[Homeroast] Monday Morning Cup

Yakster yakster at gmail.com
Tue Aug 24 16:21:00 CDT 2010

Not only do I love the Chemex brew process, but it is expedient for the
morning weekday cup.  My Wife started teaching this year and is leaving the
house early, so I've been setting the alarm for 5:30 and stumbling
downstairs at 5:45 to make coffee and oatmeal before she leaves.  Now with
my folks in town helping out, I've doubled the size of my coffee batches and
tripled my coffee consumption so I've had to come up with a good way to make
more coffee in a hurry with easy clean-up and I've decided to stick with the

I'm still using and loving my one hole stopper with the metal piece from a
liquor bottle pour spout stuck in it to reduce the flow from my thrift store
kettle and it's working great.  The new kettle sealed too well so the water
used to gush and gutter out, but I learned not to completely seal the lid so
that some air can get in and allow the water to flow freely.  I also was
frustrated by my kitchen scale shutting off before I was done so I found
that my empty large steaming pitcher plus two 3 oz brew bells and a tamper
are within two grams of my empty Chemex so I can re-tare my scale after
brewing to bring the water up to 1.2 liters to finish it off.
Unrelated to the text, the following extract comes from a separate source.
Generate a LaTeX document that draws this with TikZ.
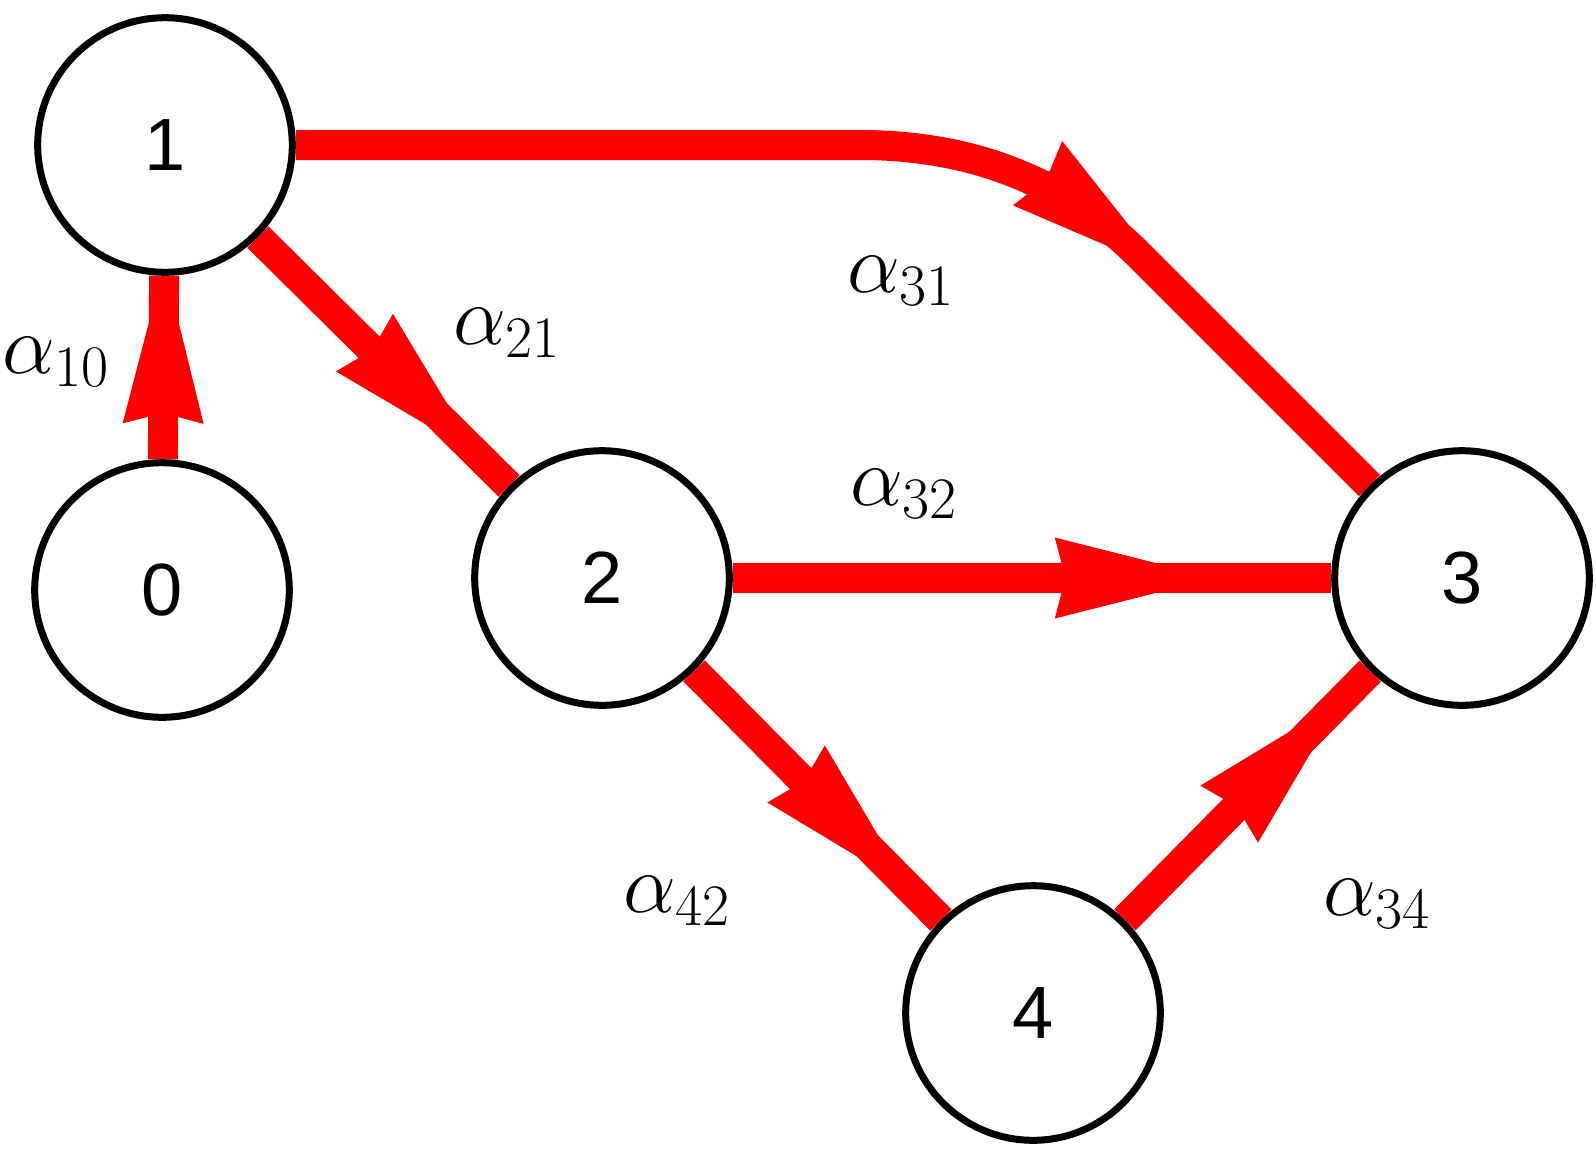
\RequirePackage{fix-cm}
\documentclass[tikz,border=0pt]{standalone}
\usepackage{fontspec}
\newfontfamily\statefont{Liberation Sans}
\usetikzlibrary{arrows.meta,decorations.markings,backgrounds}
\definecolor{edge_red}{RGB}{255,0,0}

\begin{document}
\begin{tikzpicture}[x=0.5pt,y=-0.5pt,
  state/.style={circle,draw=black,line width=3.5pt,fill=white,minimum size=127.3pt,inner sep=0pt,font=\statefont\fontsize{37}{40}\selectfont},
  rate/.style={inner sep=0pt,font=\fontsize{42}{48}\selectfont},
  flow/.style={line width=15pt,edge_red,postaction={decorate},
    decoration={markings,mark=at position #1 with {\arrow[xshift=40pt]{Stealth[length=80pt,width=40.5pt,inset=5.3pt,line width=0pt]}}}}]
\useasboundingbox (0,0) rectangle (1596,1148);
\node[state] (n1) at (165,145) {1};
\node[state] (n0) at (162,590) {0};
\node[state] (n2) at (602,578) {2};
\node[state] (n3) at (1462,578) {3};
\node[state] (n4) at (1033,1013) {4};
\coordinate (bendin) at (860,145);
\coordinate (bendout) at (1140,256);
\node[rate] (a10) at (56,362) {$\alpha_{10}$};
\node[rate] (a21) at (507,333) {$\alpha_{21}$};
\node[rate] (a31) at (901,281) {$\alpha_{31}$};
\node[rate] (a32) at (904,494) {$\alpha_{32}$};
\node[rate] (a42) at (677,901) {$\alpha_{42}$};
\node[rate] (a34) at (1377,904) {$\alpha_{34}$};
\begin{scope}[on background layer]
\draw[flow=57.8pt] (n0) -- (n1);
\draw[flow=115pt] (n1) -- (n2);
\draw[flow=411pt] (n1) -- (bendin) .. controls (973,145) and (1066,182) .. (bendout) -- (n3);
\draw[flow=201pt] (n2) -- (n3);
\draw[flow=112.5pt] (n2) -- (n4);
\draw[flow=114.3pt] (n4) -- (n3);
\end{scope}
\end{tikzpicture}
\end{document}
All this work to avoid an automatic drip coffeemaker, but I think it's worth
it.  I still have that Bunn in the garage, but then I'd have to dial that in
with grind and tricks to avoid bloom issues.  Switching brew methods is
interesting.  It'd been so long since I had tried syphon that I had to
really think about how I was going to do it.  Everything I had worked out
before as second nature had to be re-discovered.  It would probably be the
same way if I stopped using the Chemex and came back to it after six months
or a year.  This is reminding me of what Bryan Wray said on the "How long do
you rest your roast" thread:

 I like a coffee in a press first (day 2-4), then vac (4-6), then drip
> (5-9,10) then espresso (5,6- 15ish depending)- dry/natural process-
> varietal.

That's a lot of different brew methods to cycle through.  I guess if you
switch it up all the time it'll get to be second nature to just take a bean
and decide how you want to brew it that day.

So, back to the expedient question, I wonder what method others use to brew
larger then normal amounts of brewed coffee for guests.  For me it's Chemex
at home and stainless steel press pots if I'm making coffee in the field.